Atlanta labor flurry: A new union, a new contract, a one-day strike

Laba Mbengue throws a tire full of water into his truck back in 2011. Mbengue, a long-time driver at Liberty Tire Recycling, helped organize the workers, who voted in October to join the Teamsters. On Friday, the workers unanimously approved the first contract negotiated with the company.

Credit: John Spink

Credit: John Spink

Laba Mbengue throws a tire full of water into his truck back in 2011. Mbengue, a long-time driver at Liberty Tire Recycling, helped organize the workers, who voted in October to join the Teamsters. On Friday, the workers unanimously approved the first contract negotiated with the company.

In the past several days, union workers at one Norcross company approved a contract, workers at a second company voted to unionize and employees at an Atlanta Starbucks held a one-day strike.

A 50-worker group at Endurance Environmental Solutions voted Friday to join the International Brotherhood of Teamsters. Another 40-worker group at Liberty Tire Recycling, which had joined the Teamsters in October, approved its first contract with the company.

Meanwhile, baristas at the Starbucks on Howell Mill Road, which voted in late spring to unionize, went on strike to protest what they say are unfair labor practices by the company. Workers said they have repeatedly asked to get negotiations underway but received no answer from the company.

The flurry of actions were the latest examples of labor activity in metro Atlanta, underscoring federal data that shows a 58% jump in the number of petitions for union membership during the past nine months.
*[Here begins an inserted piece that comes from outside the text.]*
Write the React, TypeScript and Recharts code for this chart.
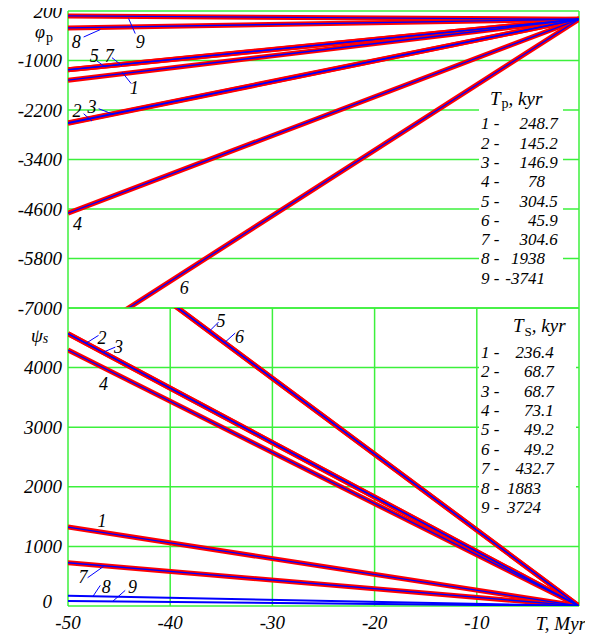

The workers at Endurance Environmental Solutions, a group that includes drivers, technicians, ground-spotters and heavy equipment operators, was motivated mostly by safety concerns, according to Chuck Stiles, the vice president of Teamsters Local 728 in Atlanta.

Workers said the company was not maintaining its equipment and that they were forced to use equipment put them in danger.

The company, which is based in Illinois, did not respond to messages from The Atlanta Journal-Constitution requesting comment.

At Liberty Tire Recycling drivers and related workers unanimously voted to accept a contract that revised pay and policies, said Laba Mbengue, who has been a driver at the company for more than 15 years. “We have made the biggest changes that I’ve ever seen in my life.”

The company, which is based in Pittsburgh and is one the nation’s largest providing such services, issued a statement Monday saying it “prides itself on maintaining a safe, respectful, and supportive workplace.”

The company said the contract that the workers endorsed was “a fair agreement ... that is good for Liberty, its employees and the customers we serve.”

The three-year deal with Liberty raises wages, adds a monthly payment for cell phone use and a $250 Christmas bonus, while increasing vacation and holiday pay and adding a paid holiday for Martin Luther King Jr. Day, said Mbengue.

“They did their best to stop us, but we are not stupid,” he said. “We know what we want. And now we live in a new era.”

Workers at the Howell Mill Road Starbucks on Sunday withheld their labor and picketed their restaurant to protest what they said was the massive coffee chain’s unwillingness to engage the union in good faith bargaining.

Since the spring, the baristas have been part of Starbucks Workers United, which says it represents 180 unionized stores.

In an emailed statement, a Starbucks spokesperson reiterated the company’s anti-union stance. However, he said the company will engage “in good faith” with the unions that do form in its stores.

Union members have cried foul at recent announcements that Starbucks would close 16 stores, several of which have unionized, arguing that it is meant to punish organizers and intimidate workers from further unionization.

However, the company says the closures are for reasons of safety, that the locations have become targets for drug use. In a talk about the shuttering of stores, CEO Howard Schultz recently said, “This is just the beginning. There are going to be many more,” according to Business Insider.

Page Smith, a barista at the Howell Mill store, agreed that drugs and violent behavior can be a problem, but said the company had previously been nonchalant about its response.

“It hasn’t gotten much attention until it can be used against the union,” she said.